What the task asks:
Word for word, print each line of the listing below; pictures stay out.

"""

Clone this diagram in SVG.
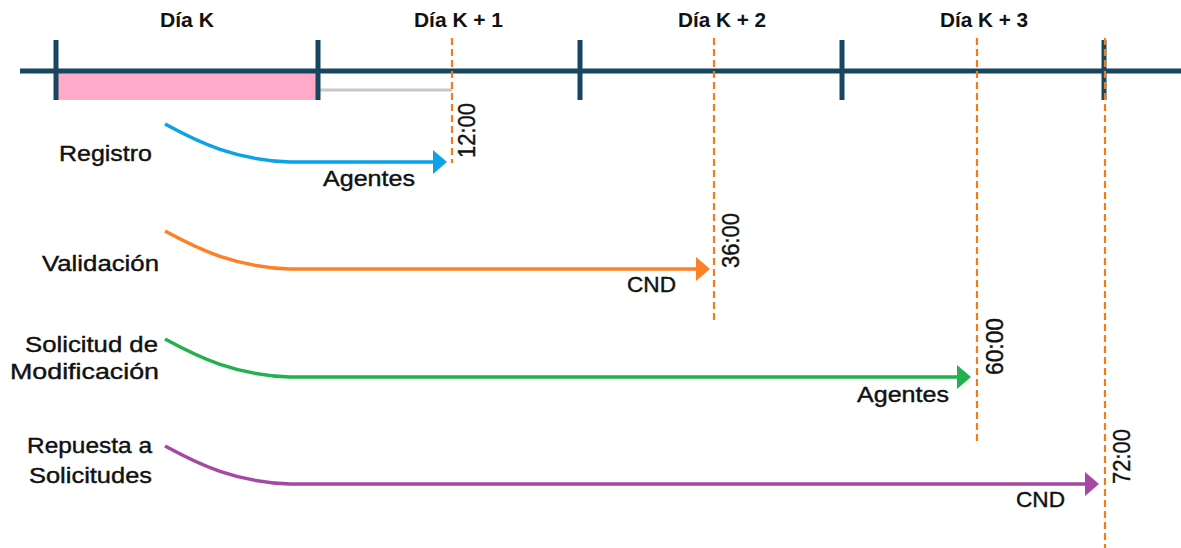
<svg xmlns="http://www.w3.org/2000/svg" width="1181" height="548" viewBox="0 0 1181 548">
<style>
  text { font-family: "Liberation Sans", Arial, sans-serif; fill: #111; }
  .day { font-size: 20px; font-weight: bold; text-anchor: start; }
  .lbl { font-size: 22px; stroke: #111; stroke-width: 0.4; }
  .time { font-size: 23px; stroke: #111; stroke-width: 0.4; }
  .axis { stroke: #174760; stroke-width: 5; fill: none; }
  .tick { stroke: #174760; stroke-width: 5; }
  .dash { stroke: #F07C1E; stroke-width: 2.2; stroke-dasharray: 7 4; fill: none; }
  .flow { fill: none; stroke-width: 3.5; }
</style>
<rect width="1181" height="548" fill="#ffffff"/>

<g id="timeline">
  <rect x="57" y="73" width="261" height="27" fill="#FFAAC9"/>
  <line x1="320" y1="90" x2="452" y2="90" stroke="#C8C8C8" stroke-width="3"/>
  <line class="axis" x1="20" y1="71" x2="1181" y2="71"/>
  <line class="tick" x1="56" y1="40" x2="56" y2="100"/>
  <line class="tick" x1="318" y1="40" x2="318" y2="100"/>
  <line class="tick" x1="580" y1="40" x2="580" y2="100"/>
  <line class="tick" x1="842" y1="40" x2="842" y2="100"/>
  <line class="tick" x1="1104" y1="40" x2="1104" y2="100"/>
  <text class="day" x="160" y="27" textLength="54" lengthAdjust="spacingAndGlyphs">Día K</text>
  <text class="day" x="414" y="27" textLength="89" lengthAdjust="spacingAndGlyphs">Día K + 1</text>
  <text class="day" x="678" y="27" textLength="88" lengthAdjust="spacingAndGlyphs">Día K + 2</text>
  <text class="day" x="940" y="27" textLength="88" lengthAdjust="spacingAndGlyphs">Día K + 3</text>
</g>

<g id="deadlines">
  <line class="dash" x1="452" y1="38" x2="452" y2="163"/>
  <line class="dash" x1="714" y1="38" x2="714" y2="324"/>
  <line class="dash" x1="977" y1="38" x2="977" y2="443"/>
  <line class="dash" x1="1105" y1="38" x2="1105" y2="548"/>
  <text class="time" transform="translate(475,158) rotate(-90)" textLength="55" lengthAdjust="spacingAndGlyphs">12:00</text>
  <text class="time" transform="translate(739,268) rotate(-90)" textLength="55" lengthAdjust="spacingAndGlyphs">36:00</text>
  <text class="time" transform="translate(1003,375) rotate(-90)" textLength="57" lengthAdjust="spacingAndGlyphs">60:00</text>
  <text class="time" transform="translate(1130,484) rotate(-90)" textLength="55" lengthAdjust="spacingAndGlyphs">72:00</text>
</g>

<g id="registro">
  <text class="lbl" x="59" y="161" textLength="93" lengthAdjust="spacingAndGlyphs">Registro</text>
  <text class="lbl" x="323" y="186" textLength="92" lengthAdjust="spacingAndGlyphs">Agentes</text>
</g>
<g id="validacion">
  <text class="lbl" x="42" y="271" textLength="117" lengthAdjust="spacingAndGlyphs">Validación</text>
  <text class="lbl" x="627" y="292" textLength="49" lengthAdjust="spacingAndGlyphs">CND</text>
</g>
<g id="solicitud">
  <text class="lbl" x="25" y="352" textLength="133" lengthAdjust="spacingAndGlyphs">Solicitud de</text>
  <text class="lbl" x="10" y="379" textLength="149" lengthAdjust="spacingAndGlyphs">Modificación</text>
  <text class="lbl" x="857" y="402" textLength="92" lengthAdjust="spacingAndGlyphs">Agentes</text>
</g>
<g id="respuesta">
  <text class="lbl" x="27" y="453" textLength="125" lengthAdjust="spacingAndGlyphs">Repuesta a</text>
  <text class="lbl" x="29" y="483" textLength="123" lengthAdjust="spacingAndGlyphs">Solicitudes</text>
  <text class="lbl" x="1016" y="507" textLength="49" lengthAdjust="spacingAndGlyphs">CND</text>
</g>

<g id="connectors">
  <path class="flow" stroke="#0BA3E5" d="M165,124 C200,143 235,160 290,162 L434,162"/>
  <polygon fill="#0BA3E5" points="433,150 447,162 433,174"/>
  <path class="flow" stroke="#FF7F27" d="M165,231 C200,250 235,267 290,269 L697,269"/>
  <polygon fill="#FF7F27" points="696,257 710,269 696,281"/>
  <path class="flow" stroke="#22B14C" d="M165,339 C200,358 235,375 290,377 L958,377"/>
  <polygon fill="#22B14C" points="957,365 971,377 957,389"/>
  <path class="flow" stroke="#A349A4" d="M165,446 C200,465 235,482 290,484 L1086,484"/>
  <polygon fill="#A349A4" points="1085,472 1099,484 1085,496"/>
</g>
</svg>
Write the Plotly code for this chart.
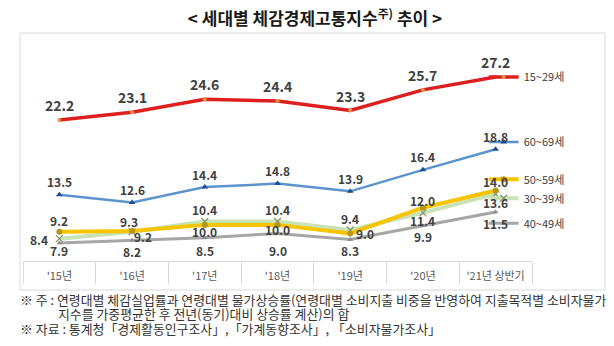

"""

Exercise response:
Clone this diagram in SVG.
<svg xmlns="http://www.w3.org/2000/svg" width="1181" height="548" viewBox="0 0 1181 548">
<style>
  text { font-family: "Liberation Sans", Arial, sans-serif; fill: #111; }
  .day { font-size: 20px; font-weight: bold; text-anchor: start; }
  .lbl { font-size: 22px; stroke: #111; stroke-width: 0.4; }
  .time { font-size: 23px; stroke: #111; stroke-width: 0.4; }
  .axis { stroke: #174760; stroke-width: 5; fill: none; }
  .tick { stroke: #174760; stroke-width: 5; }
  .dash { stroke: #F07C1E; stroke-width: 2.2; stroke-dasharray: 7 4; fill: none; }
  .flow { fill: none; stroke-width: 3.5; }
</style>
<rect width="1181" height="548" fill="#ffffff"/>

<g id="timeline">
  <rect x="57" y="73" width="261" height="27" fill="#FFAAC9"/>
  <line x1="320" y1="90" x2="452" y2="90" stroke="#C8C8C8" stroke-width="3"/>
  <line class="axis" x1="20" y1="71" x2="1181" y2="71"/>
  <line class="tick" x1="56" y1="40" x2="56" y2="100"/>
  <line class="tick" x1="318" y1="40" x2="318" y2="100"/>
  <line class="tick" x1="580" y1="40" x2="580" y2="100"/>
  <line class="tick" x1="842" y1="40" x2="842" y2="100"/>
  <line class="tick" x1="1104" y1="40" x2="1104" y2="100"/>
  <text class="day" x="160" y="27" textLength="54" lengthAdjust="spacingAndGlyphs">Día K</text>
  <text class="day" x="414" y="27" textLength="89" lengthAdjust="spacingAndGlyphs">Día K + 1</text>
  <text class="day" x="678" y="27" textLength="88" lengthAdjust="spacingAndGlyphs">Día K + 2</text>
  <text class="day" x="940" y="27" textLength="88" lengthAdjust="spacingAndGlyphs">Día K + 3</text>
</g>

<g id="deadlines">
  <line class="dash" x1="452" y1="38" x2="452" y2="163"/>
  <line class="dash" x1="714" y1="38" x2="714" y2="324"/>
  <line class="dash" x1="977" y1="38" x2="977" y2="443"/>
  <line class="dash" x1="1105" y1="38" x2="1105" y2="548"/>
  <text class="time" transform="translate(475,158) rotate(-90)" textLength="55" lengthAdjust="spacingAndGlyphs">12:00</text>
  <text class="time" transform="translate(739,268) rotate(-90)" textLength="55" lengthAdjust="spacingAndGlyphs">36:00</text>
  <text class="time" transform="translate(1003,375) rotate(-90)" textLength="57" lengthAdjust="spacingAndGlyphs">60:00</text>
  <text class="time" transform="translate(1130,484) rotate(-90)" textLength="55" lengthAdjust="spacingAndGlyphs">72:00</text>
</g>

<g id="registro">
  <text class="lbl" x="59" y="161" textLength="93" lengthAdjust="spacingAndGlyphs">Registro</text>
  <text class="lbl" x="323" y="186" textLength="92" lengthAdjust="spacingAndGlyphs">Agentes</text>
</g>
<g id="validacion">
  <text class="lbl" x="42" y="271" textLength="117" lengthAdjust="spacingAndGlyphs">Validación</text>
  <text class="lbl" x="627" y="292" textLength="49" lengthAdjust="spacingAndGlyphs">CND</text>
</g>
<g id="solicitud">
  <text class="lbl" x="25" y="352" textLength="133" lengthAdjust="spacingAndGlyphs">Solicitud de</text>
  <text class="lbl" x="10" y="379" textLength="149" lengthAdjust="spacingAndGlyphs">Modificación</text>
  <text class="lbl" x="857" y="402" textLength="92" lengthAdjust="spacingAndGlyphs">Agentes</text>
</g>
<g id="respuesta">
  <text class="lbl" x="27" y="453" textLength="125" lengthAdjust="spacingAndGlyphs">Repuesta a</text>
  <text class="lbl" x="29" y="483" textLength="123" lengthAdjust="spacingAndGlyphs">Solicitudes</text>
  <text class="lbl" x="1016" y="507" textLength="49" lengthAdjust="spacingAndGlyphs">CND</text>
</g>

<g id="connectors">
  <path class="flow" stroke="#0BA3E5" d="M165,124 C200,143 235,160 290,162 L434,162"/>
  <polygon fill="#0BA3E5" points="433,150 447,162 433,174"/>
  <path class="flow" stroke="#FF7F27" d="M165,231 C200,250 235,267 290,269 L697,269"/>
  <polygon fill="#FF7F27" points="696,257 710,269 696,281"/>
  <path class="flow" stroke="#22B14C" d="M165,339 C200,358 235,375 290,377 L958,377"/>
  <polygon fill="#22B14C" points="957,365 971,377 957,389"/>
  <path class="flow" stroke="#A349A4" d="M165,446 C200,465 235,482 290,484 L1086,484"/>
  <polygon fill="#A349A4" points="1085,472 1099,484 1085,496"/>
</g>
</svg>
Write the Plotly code for this chart.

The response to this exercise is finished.